-- Information provided --
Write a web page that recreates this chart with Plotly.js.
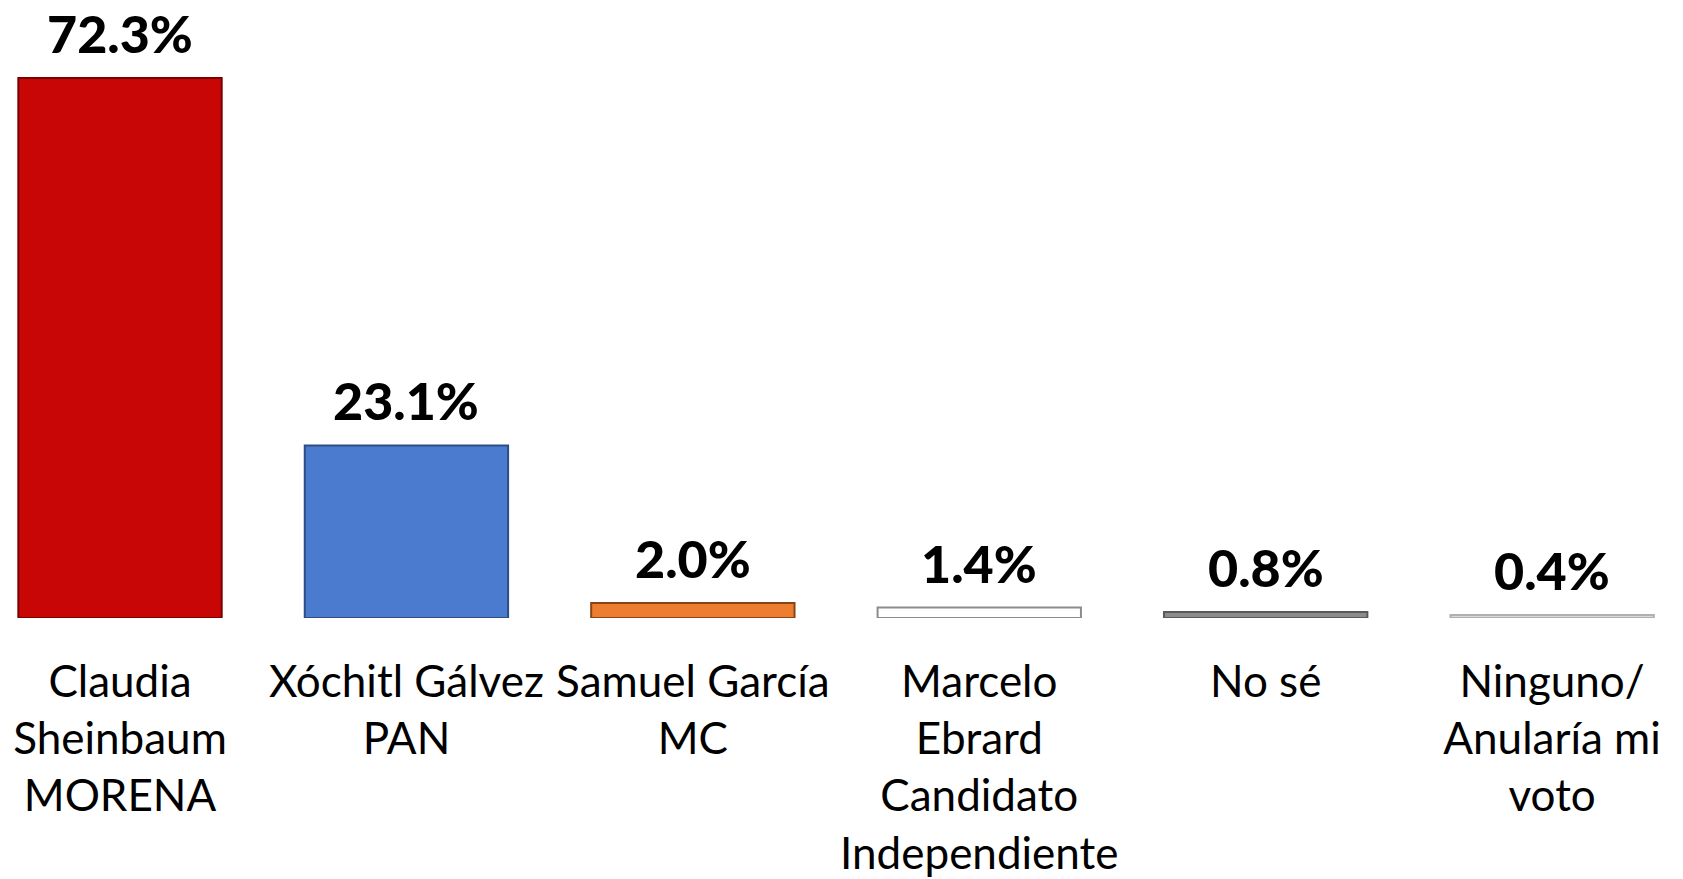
<!DOCTYPE html>
<html>
<head>
<meta charset="utf-8">
<script src="https://cdn.plot.ly/plotly-3.0.1.min.js"></script>
<style>
  html, body { margin: 0; padding: 0; background: #fff; }
  #chart { width: 1683px; height: 879px; }
</style>
</head>
<body>
<div id="chart"></div>
<script>
var categories = [
  'Claudia<br>Sheinbaum<br>MORENA',
  'Xóchitl Gálvez<br>PAN',
  'Samuel García<br>MC',
  'Marcelo<br>Ebrard<br>Candidato<br>Independiente',
  'No sé',
  'Ninguno/<br>Anularía mi<br>voto'
];
var values = [72.3, 23.1, 2.0, 1.4, 0.8, 0.4];
var valueLabels = ['72.3%', '23.1%', '2.0%', '1.4%', '0.8%', '0.4%'];
var barColors = ['#c80606', '#4a7bcf', '#ed7d31', '#ffffff', '#8c8c8c', '#d9d9d9'];
var edgeColors = ['#7a0000', '#2c4d85', '#8a4515', '#8c8c8c', '#5a5a5a', '#b0b0b0'];

var bars = {
  x: categories,
  y: values,
  type: 'bar',
  marker: {
    color: barColors,
    line: { color: edgeColors, width: 2 }
  },
  hoverinfo: 'none'
};

var labels = values.map(function (v, i) {
  return {
    x: categories[i],
    y: v,
    xref: 'x',
    yref: 'y',
    text: valueLabels[i],
    showarrow: false,
    yanchor: 'bottom',
    yshift: 12,
    font: { family: 'Lato', size: 52, weight: 900, color: '#000' }
  };
});

var layout = {
  width: 1683,
  height: 879,
  autosize: false,
  margin: { l: 0, r: 0, t: 0, b: 261 },
  paper_bgcolor: '#fff',
  plot_bgcolor: '#fff',
  showlegend: false,
  bargap: 0.29,
  font: { family: 'Lato', color: '#000' },
  xaxis: {
    range: [-0.419, 5.457],
    showline: false,
    showgrid: false,
    zeroline: false,
    ticks: '',
    tickfont: { family: 'Lato', size: 44, color: '#000' },
    ticklabelstandoff: 34
  },
  yaxis: {
    range: [0, 82.74],
    visible: false,
    showgrid: false,
    zeroline: false
  },
  annotations: labels
};

Plotly.newPlot('chart', [bars], layout, { staticPlot: true });
</script>
</body>
</html>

-- Requirement --
Count each line above in which the string "chart" appears, then state only the total.

-- Worked answer --
4